EL sábado pasado, Julián Muñoz estaba comiendo en la terraza de un restaurante de la costa de Cádiz. Julián Muñoz, que fue alcalde de Marbella, está acusado de haber robado muchos millones de euros, una cantidad que tal vez nunca se sabrá. Es cierto que estuvo en la cárcel, aunque no mucho tiempo, pero que sepamos no ha devuelto el dinero que robó, ni es probable que lo devuelva, ya que las leyes españolas, tan quisquillosas en asuntos tan trascendentales como el etiquetado de los productos de un supermercado o el doblaje de las películas al catalán, son de una laxitud incomprensible en todo lo que respecta a los delitos económicos. He usado la palabra laxitud porque es fea y suena a laxante, aunque no tenga nada que ver con la diarrea. Y la he usado porque las penas que reciben los acusados de delitos económicos no pasan de ser una especie de laxante que se les hace tomar antes de enviarlos de vuelta a casa. Algo así como una purga estomacal que les limpie la tripa. Nada más.

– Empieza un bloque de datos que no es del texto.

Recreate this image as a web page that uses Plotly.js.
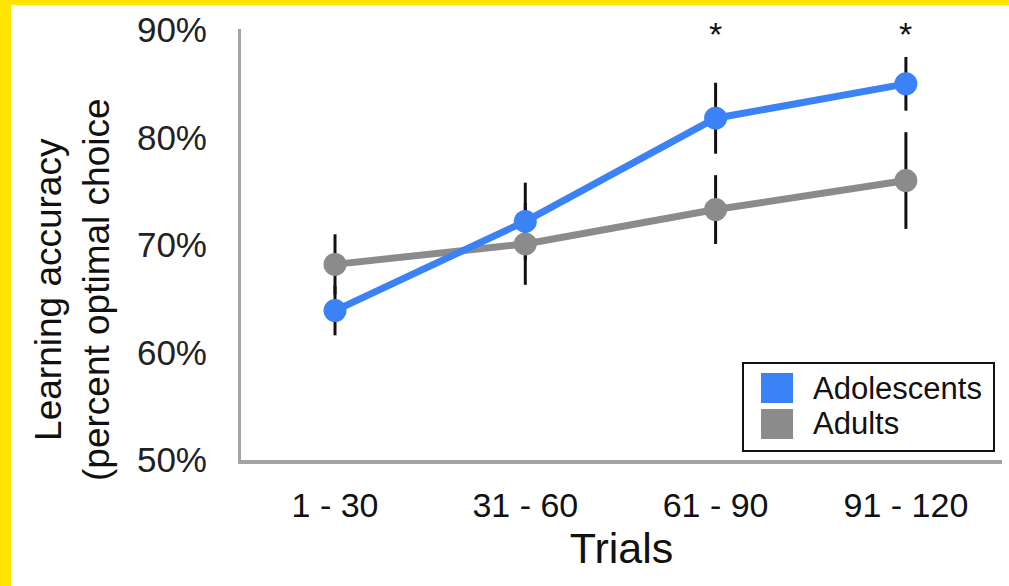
<!DOCTYPE html>
<html>
<head>
<meta charset="utf-8">
<script src="https://cdn.plot.ly/plotly-3.0.1.min.js"></script>
<style>
  html, body { margin: 0; padding: 0; background: #fff; }
  #wrap { position: relative; width: 1009px; height: 586px; overflow: hidden; }
  #chart { position: absolute; left: 0; top: 0; width: 1009px; height: 586px; }
  .yb { position: absolute; background: #FFE500; }
</style>
</head>
<body>
<div id="wrap">
  <div id="chart"></div>
  <div class="yb" style="left:0;top:0;width:1009px;height:5px;"></div>
  <div class="yb" style="left:0;top:0;width:11px;height:586px;"></div>
</div>
<script>
// ---- data ----
const categories = ['1 - 30', '31 - 60', '61 - 90', '91 - 120'];
const adolescents = [63.9, 72.2, 81.8, 85.0];
const adolescentsErr = [2.3, 3.6, 3.3, 2.5];
const adults = [68.2, 70.1, 73.3, 76.0];
const adultsErr = [2.8, 3.8, 3.2, 4.5];
const seriesNames = ['Adolescents', 'Adults'];
const yTickVals = [50, 60, 70, 80, 90];
const yTickText = ['50%', '60%', '70%', '80%', '90%'];
const significant = ['61 - 90', '91 - 120'];

const BLUE = '#3c82f7';
const GRAY = '#8b8b8b';
const FONT = 'Liberation Sans, Arial, Helvetica, sans-serif';

const traces = [
  // adolescents error bars (drawn underneath everything)
  {
    x: categories, y: adolescents, type: 'scatter', mode: 'markers',
    marker: { size: 1, color: 'rgba(0,0,0,0)' },
    error_y: { type: 'data', array: adolescentsErr, visible: true, color: '#111', thickness: 3, width: 0 },
    showlegend: false, hoverinfo: 'skip'
  },
  {
    x: categories, y: adults, type: 'scatter', mode: 'lines+markers', name: seriesNames[1],
    line: { color: GRAY, width: 7 },
    marker: { color: GRAY, size: 23 },
    error_y: { type: 'data', array: adultsErr, visible: true, color: '#111', thickness: 3, width: 0 },
    showlegend: false, hoverinfo: 'skip'
  },
  {
    x: categories, y: adolescents, type: 'scatter', mode: 'lines+markers', name: seriesNames[0],
    line: { color: BLUE, width: 7 },
    marker: { color: BLUE, size: 23 },
    showlegend: false, hoverinfo: 'skip'
  }
];

// px -> paper helpers for the hand-drawn legend box
const PL = 241, PR = 1002, PT = 29, PB = 460;
const px = v => (v - PL) / (PR - PL);
const py = v => (PB - v) / (PB - PT);

const shapes = [
  { type: 'rect', xref: 'paper', yref: 'paper', x0: px(743), x1: px(994), y0: py(451), y1: py(363),
    line: { color: '#111', width: 2 }, fillcolor: 'rgba(255,255,255,0)' },
  { type: 'rect', xref: 'paper', yref: 'paper', x0: px(761), x1: px(793), y0: py(403), y1: py(373),
    line: { width: 0 }, fillcolor: BLUE },
  { type: 'rect', xref: 'paper', yref: 'paper', x0: px(761), x1: px(793), y0: py(439), y1: py(409),
    line: { width: 0 }, fillcolor: GRAY }
];

const annotations = [
  { xref: 'paper', yref: 'paper', x: px(811), y: py(388), xanchor: 'left', yanchor: 'middle',
    text: seriesNames[0], showarrow: false, font: { family: FONT, size: 31, color: '#111' } },
  { xref: 'paper', yref: 'paper', x: px(811), y: py(423), xanchor: 'left', yanchor: 'middle',
    text: seriesNames[1], showarrow: false, font: { family: FONT, size: 31, color: '#111' } },
  { xref: 'paper', yref: 'paper', x: px(72), y: py(290), xanchor: 'center', yanchor: 'middle',
    textangle: -90, text: 'Learning accuracy<br>(percent optimal choice', showarrow: false,
    font: { family: FONT, size: 37, color: '#111' } }
].concat(significant.map(c => ({
  xref: 'x', yref: 'paper', x: c, y: py(34), xanchor: 'center', yanchor: 'middle',
  text: '*', showarrow: false, font: { family: FONT, size: 34, color: '#111' }
})));

const layout = {
  width: 1009, height: 586,
  margin: { l: PL, r: 1009 - PR, t: PT, b: 586 - PB, pad: 0 },
  paper_bgcolor: '#fff', plot_bgcolor: '#fff',
  showlegend: false,
  font: { family: FONT, color: '#111' },
  xaxis: {
    type: 'category', categoryorder: 'array', categoryarray: categories,
    range: [-0.494, 3.505], showgrid: false, zeroline: false,
    showline: true, linecolor: '#a3a3a3', linewidth: 4,
    ticks: 'outside', ticklen: 12, tickcolor: 'rgba(0,0,0,0)',
    tickfont: { family: FONT, size: 34, color: '#111' },
    title: { text: 'Trials', font: { family: FONT, size: 43, color: '#111' }, standoff: 4 }
  },
  yaxis: {
    range: [50, 90.1], tickvals: yTickVals, ticktext: yTickText,
    showgrid: false, zeroline: false,
    showline: true, linecolor: '#a3a3a3', linewidth: 3,
    ticks: 'outside', ticklen: 24, tickcolor: 'rgba(0,0,0,0)',
    tickfont: { family: FONT, size: 35, color: '#222' }
  },
  shapes: shapes,
  annotations: annotations
};

Plotly.newPlot('chart', traces, layout, { displayModeBar: false, staticPlot: true });
</script>
</body>
</html>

El restaurante de la costa gaditana estaba lleno. Y lo más sorprendente fue que la presencia de Julián Muñoz, que tomaba el sol a la vista de todo el mundo, no despertó entre los que estábamos allí nada más que un insistente zumbido de curiosidad, el mismo que podría haber despertado un actor famoso o una cantante de coplas. Mi hijo nos preguntó quién era aquel hombre que atraía las miradas de todo el mundo, y cuando le dijimos que era un hombre que había robado mucho dinero, se puso muy nervioso y volvió a preguntarnos a quién se lo había robado. "A nosotros, a todos nosotros: los contribuyentes", le dijimos. Mi hijo nos miró estupefacto. "¿A nosotros? ¿A todo el mundo?", preguntó. "Sí, a todos nosotros", le contestamos. En aquel momento mi hijo me miró indignado: "¿Y entonces cómo es que nadie le dice nada?". Me encogí de hombros. Mi hijo no se dio por vencido: "¿Y por qué no vas y le pides que te devuelva tu dinero?", insistió. Avergonzado, no supe qué contestarle.

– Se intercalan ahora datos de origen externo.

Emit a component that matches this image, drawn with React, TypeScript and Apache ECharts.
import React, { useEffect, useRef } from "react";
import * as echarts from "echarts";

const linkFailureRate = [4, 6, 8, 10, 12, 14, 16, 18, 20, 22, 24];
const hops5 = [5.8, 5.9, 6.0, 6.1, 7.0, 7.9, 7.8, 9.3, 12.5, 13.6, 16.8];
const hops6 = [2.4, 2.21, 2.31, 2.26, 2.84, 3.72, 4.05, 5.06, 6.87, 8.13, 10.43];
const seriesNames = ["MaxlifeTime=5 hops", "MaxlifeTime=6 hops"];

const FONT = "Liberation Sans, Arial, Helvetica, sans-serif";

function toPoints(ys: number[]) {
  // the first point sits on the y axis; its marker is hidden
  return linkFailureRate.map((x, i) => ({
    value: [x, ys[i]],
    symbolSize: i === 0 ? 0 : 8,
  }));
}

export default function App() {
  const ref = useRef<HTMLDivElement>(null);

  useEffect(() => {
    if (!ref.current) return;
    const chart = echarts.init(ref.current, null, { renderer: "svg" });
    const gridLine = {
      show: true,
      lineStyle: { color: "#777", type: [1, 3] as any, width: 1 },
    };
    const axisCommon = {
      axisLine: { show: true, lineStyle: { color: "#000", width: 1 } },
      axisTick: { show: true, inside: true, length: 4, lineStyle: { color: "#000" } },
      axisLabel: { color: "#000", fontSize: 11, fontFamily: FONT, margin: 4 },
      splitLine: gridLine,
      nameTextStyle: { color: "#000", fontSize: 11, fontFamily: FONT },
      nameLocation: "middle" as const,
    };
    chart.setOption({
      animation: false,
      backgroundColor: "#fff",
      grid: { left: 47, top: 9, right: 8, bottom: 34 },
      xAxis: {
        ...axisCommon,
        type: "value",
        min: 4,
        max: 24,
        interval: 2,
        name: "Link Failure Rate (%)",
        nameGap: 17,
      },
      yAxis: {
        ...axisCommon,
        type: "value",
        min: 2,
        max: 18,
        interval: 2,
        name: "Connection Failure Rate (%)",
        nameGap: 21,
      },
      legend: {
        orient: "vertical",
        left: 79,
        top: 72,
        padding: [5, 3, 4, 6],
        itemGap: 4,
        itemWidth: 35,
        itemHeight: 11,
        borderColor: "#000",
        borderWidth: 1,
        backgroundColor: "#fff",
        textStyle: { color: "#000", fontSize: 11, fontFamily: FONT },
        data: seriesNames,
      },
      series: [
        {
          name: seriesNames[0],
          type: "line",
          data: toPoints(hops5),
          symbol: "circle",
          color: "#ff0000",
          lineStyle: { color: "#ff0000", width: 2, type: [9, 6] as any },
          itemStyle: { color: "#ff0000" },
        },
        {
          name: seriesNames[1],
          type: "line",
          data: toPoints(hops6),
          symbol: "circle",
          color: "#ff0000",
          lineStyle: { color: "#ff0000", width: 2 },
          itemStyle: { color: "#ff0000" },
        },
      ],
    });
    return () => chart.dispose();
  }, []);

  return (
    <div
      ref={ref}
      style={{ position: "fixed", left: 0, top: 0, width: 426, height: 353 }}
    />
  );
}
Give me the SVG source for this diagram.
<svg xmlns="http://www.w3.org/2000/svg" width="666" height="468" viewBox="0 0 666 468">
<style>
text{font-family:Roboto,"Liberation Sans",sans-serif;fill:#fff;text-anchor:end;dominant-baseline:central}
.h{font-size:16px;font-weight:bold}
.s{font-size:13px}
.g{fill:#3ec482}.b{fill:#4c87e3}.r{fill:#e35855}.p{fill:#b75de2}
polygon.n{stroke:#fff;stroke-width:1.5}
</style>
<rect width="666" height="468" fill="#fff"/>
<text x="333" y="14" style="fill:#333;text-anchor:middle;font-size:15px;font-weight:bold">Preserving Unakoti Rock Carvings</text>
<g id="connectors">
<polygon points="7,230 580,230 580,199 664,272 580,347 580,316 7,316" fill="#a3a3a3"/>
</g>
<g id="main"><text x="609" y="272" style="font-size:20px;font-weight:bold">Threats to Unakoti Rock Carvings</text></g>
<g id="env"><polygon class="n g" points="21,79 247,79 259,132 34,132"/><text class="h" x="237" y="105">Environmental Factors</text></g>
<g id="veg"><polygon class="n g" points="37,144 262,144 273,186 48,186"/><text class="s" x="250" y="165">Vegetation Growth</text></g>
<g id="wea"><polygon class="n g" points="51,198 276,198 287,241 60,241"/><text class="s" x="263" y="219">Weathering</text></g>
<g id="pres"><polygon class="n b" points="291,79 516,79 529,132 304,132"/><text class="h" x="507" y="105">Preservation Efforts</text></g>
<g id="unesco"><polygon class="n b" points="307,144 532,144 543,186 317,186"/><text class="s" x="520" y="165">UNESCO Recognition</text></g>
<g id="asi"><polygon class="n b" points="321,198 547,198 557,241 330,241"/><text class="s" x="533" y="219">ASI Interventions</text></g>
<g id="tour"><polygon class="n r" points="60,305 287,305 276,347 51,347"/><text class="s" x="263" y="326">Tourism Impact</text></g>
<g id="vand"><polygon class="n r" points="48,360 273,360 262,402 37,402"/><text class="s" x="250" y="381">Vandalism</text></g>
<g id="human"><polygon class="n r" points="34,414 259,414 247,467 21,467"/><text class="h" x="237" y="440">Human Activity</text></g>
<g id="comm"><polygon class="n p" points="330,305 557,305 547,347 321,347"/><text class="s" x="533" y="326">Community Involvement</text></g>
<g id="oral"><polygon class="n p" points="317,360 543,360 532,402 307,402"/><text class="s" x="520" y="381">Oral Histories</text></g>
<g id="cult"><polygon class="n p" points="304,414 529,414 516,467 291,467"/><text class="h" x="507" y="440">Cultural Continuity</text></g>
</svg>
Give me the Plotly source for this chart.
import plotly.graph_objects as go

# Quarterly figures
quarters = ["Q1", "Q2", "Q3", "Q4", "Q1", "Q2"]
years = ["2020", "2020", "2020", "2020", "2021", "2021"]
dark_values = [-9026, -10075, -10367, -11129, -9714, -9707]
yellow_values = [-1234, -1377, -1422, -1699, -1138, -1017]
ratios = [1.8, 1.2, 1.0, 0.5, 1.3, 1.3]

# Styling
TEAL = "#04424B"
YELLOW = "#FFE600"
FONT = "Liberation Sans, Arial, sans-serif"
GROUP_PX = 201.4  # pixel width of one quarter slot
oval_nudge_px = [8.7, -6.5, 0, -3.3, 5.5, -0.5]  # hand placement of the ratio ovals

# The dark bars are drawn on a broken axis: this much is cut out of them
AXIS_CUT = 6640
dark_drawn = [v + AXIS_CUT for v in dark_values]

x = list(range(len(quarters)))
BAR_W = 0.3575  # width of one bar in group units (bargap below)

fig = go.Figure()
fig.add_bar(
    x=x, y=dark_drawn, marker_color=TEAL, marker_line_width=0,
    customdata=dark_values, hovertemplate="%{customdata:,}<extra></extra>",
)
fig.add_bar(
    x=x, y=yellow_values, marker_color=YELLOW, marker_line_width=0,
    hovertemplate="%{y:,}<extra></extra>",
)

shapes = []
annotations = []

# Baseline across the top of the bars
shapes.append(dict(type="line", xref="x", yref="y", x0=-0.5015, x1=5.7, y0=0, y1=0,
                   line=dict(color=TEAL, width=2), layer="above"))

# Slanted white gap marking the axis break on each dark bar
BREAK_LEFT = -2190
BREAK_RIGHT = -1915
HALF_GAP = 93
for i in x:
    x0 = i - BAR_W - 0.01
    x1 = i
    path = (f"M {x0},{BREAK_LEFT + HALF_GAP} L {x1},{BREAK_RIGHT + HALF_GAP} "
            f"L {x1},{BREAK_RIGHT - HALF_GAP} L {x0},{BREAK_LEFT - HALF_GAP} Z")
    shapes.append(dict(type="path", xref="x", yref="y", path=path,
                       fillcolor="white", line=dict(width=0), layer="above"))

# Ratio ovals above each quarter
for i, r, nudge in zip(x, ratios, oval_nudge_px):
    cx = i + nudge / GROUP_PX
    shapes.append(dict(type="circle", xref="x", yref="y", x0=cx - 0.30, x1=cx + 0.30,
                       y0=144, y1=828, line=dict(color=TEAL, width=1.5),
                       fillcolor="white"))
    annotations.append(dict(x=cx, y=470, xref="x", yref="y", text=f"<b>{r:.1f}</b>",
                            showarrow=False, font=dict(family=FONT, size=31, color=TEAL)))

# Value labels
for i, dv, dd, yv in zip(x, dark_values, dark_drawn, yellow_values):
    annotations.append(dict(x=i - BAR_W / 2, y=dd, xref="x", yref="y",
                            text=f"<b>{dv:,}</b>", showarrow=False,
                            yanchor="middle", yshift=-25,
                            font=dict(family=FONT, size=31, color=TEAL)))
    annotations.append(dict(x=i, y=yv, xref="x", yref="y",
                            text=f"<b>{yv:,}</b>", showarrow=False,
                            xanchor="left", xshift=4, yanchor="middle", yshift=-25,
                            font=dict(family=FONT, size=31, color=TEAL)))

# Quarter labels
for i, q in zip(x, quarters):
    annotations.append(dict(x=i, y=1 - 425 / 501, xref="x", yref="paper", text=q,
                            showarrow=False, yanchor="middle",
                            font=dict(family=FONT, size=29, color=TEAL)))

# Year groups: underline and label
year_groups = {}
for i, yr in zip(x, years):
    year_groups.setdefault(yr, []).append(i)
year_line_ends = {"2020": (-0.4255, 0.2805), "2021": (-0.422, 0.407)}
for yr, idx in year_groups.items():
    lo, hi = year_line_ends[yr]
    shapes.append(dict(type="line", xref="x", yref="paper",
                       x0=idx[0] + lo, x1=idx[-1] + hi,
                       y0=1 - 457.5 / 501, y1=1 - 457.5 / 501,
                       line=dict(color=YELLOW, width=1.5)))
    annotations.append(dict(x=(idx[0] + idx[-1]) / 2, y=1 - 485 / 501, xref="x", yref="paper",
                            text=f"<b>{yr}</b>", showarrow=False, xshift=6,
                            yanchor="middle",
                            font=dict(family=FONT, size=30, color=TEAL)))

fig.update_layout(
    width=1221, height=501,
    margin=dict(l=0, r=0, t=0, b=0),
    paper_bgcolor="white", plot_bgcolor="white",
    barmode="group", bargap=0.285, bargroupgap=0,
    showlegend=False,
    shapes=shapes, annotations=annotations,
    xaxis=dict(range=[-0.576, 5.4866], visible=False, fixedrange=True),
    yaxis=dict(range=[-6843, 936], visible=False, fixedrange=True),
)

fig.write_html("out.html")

Mi hijo tenía mucha razón: nadie le decía nada a Julián Muñoz. No hubo ni un comentario desfavorable, ni una sola mirada reprobatoria, ni un solo gesto de disgusto o de protesta. Nadie se cambió de mesa, por ejemplo, para demostrar que se negaba a estar al lado de aquel tipo que había desvalijado un ayuntamiento. Y entonces me pregunté si vivíamos en un país normal o en un país que está muy enfermo. Porque un personaje como Julián Muñoz no debería poder estar tan tranquilo en un restaurante. Como mínimo, debería pensárselo dos veces antes de salir a la calle, ya que sólo se merecería vivir una vida semiclandestina, escondiéndose y evitando a los demás y mintiendo a todo el mundo. Y si le dejamos tomar el sol tan pancho, en cierta forma somos sus cómplices. Yo el primero.